Learning to Select the Relevant History Turns in Conversational Question
Answering
- URL: http://arxiv.org/abs/2308.02294v1
- Date: Fri, 4 Aug 2023 12:59:39 GMT
- Title: Learning to Select the Relevant History Turns in Conversational Question
Answering
- Authors: Munazza Zaib and Wei Emma Zhang and Quan Z. Sheng and Subhash Sagar
and Adnan Mahmood and Yang Zhang
- Abstract summary: The dependency between relevant history selection and correct answer prediction is an intriguing but under-explored area.
We propose a framework, DHS-ConvQA, that first generates the context and question entities for all the history turns.
We demonstrate that selecting relevant turns works better than rewriting the original question.

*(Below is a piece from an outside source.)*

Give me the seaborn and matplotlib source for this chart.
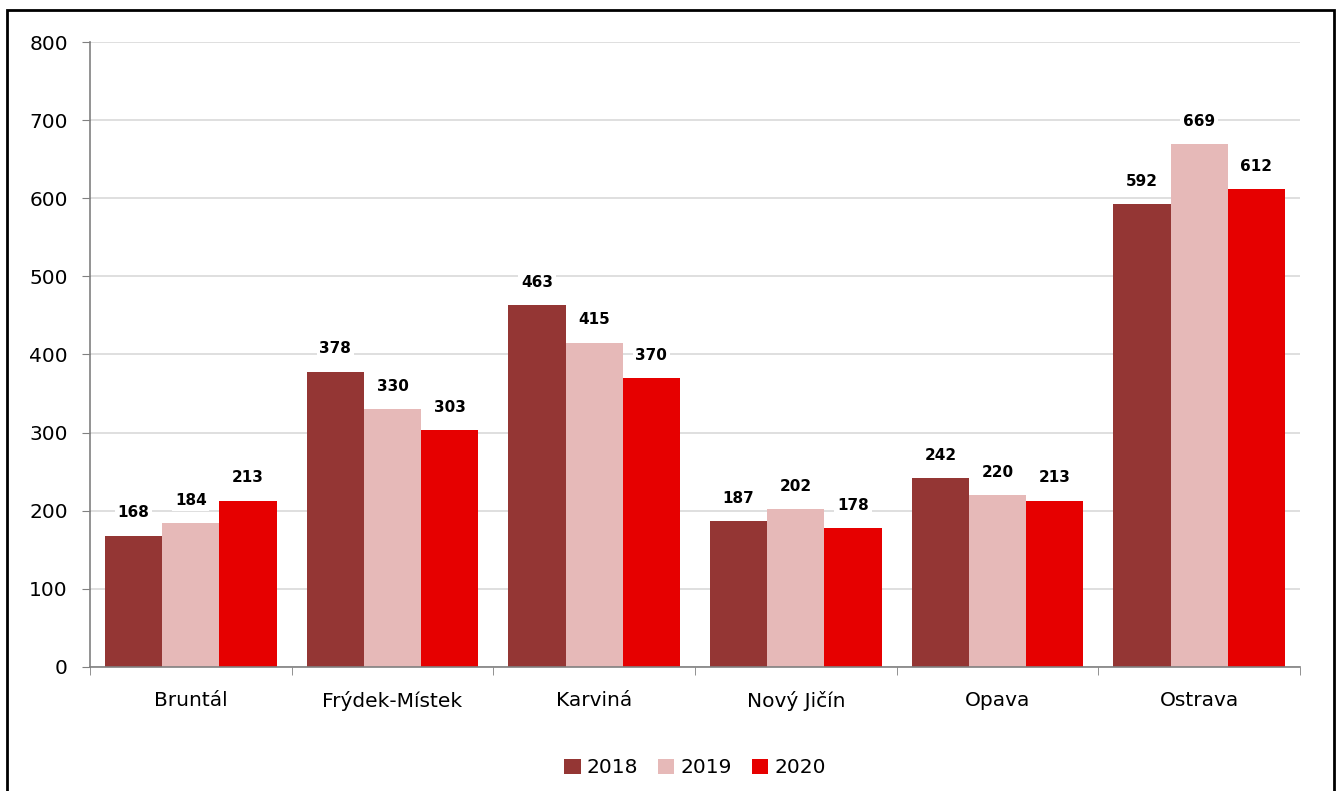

- Score: 27.049444003555234
- License: http://arxiv.org/licenses/nonexclusive-distrib/1.0/
- Abstract: The increasing demand for the web-based digital assistants has given a rapid
rise in the interest of the Information Retrieval (IR) community towards the
field of conversational question answering (ConvQA). However, one of the
critical aspects of ConvQA is the effective selection of conversational history
turns to answer the question at hand. The dependency between relevant history
selection and correct answer prediction is an intriguing but under-explored
area. The selected relevant context can better guide the system so as to where
exactly in the passage to look for an answer. Irrelevant context, on the other
hand, brings noise to the system, thereby resulting in a decline in the model's
performance. In this paper, we propose a framework, DHS-ConvQA (Dynamic History
Selection in Conversational Question Answering), that first generates the
context and question entities for all the history turns, which are then pruned
on the basis of similarity they share in common with the question at hand. We
also propose an attention-based mechanism to re-rank the pruned terms based on
their calculated weights of how useful they are in answering the question. In
the end, we further aid the model by highlighting the terms in the re-ranked
conversational history using a binary classification task and keeping the
useful terms (predicted as 1) and ignoring the irrelevant terms (predicted as
0). We demonstrate the efficacy of our proposed framework with extensive
experimental results on CANARD and QuAC -- the two popularly utilized datasets
in ConvQA. We demonstrate that selecting relevant turns works better than
rewriting the original question. We also investigate how adding the irrelevant
history turns negatively impacts the model's performance and discuss the
research challenges that demand more attention from the IR community.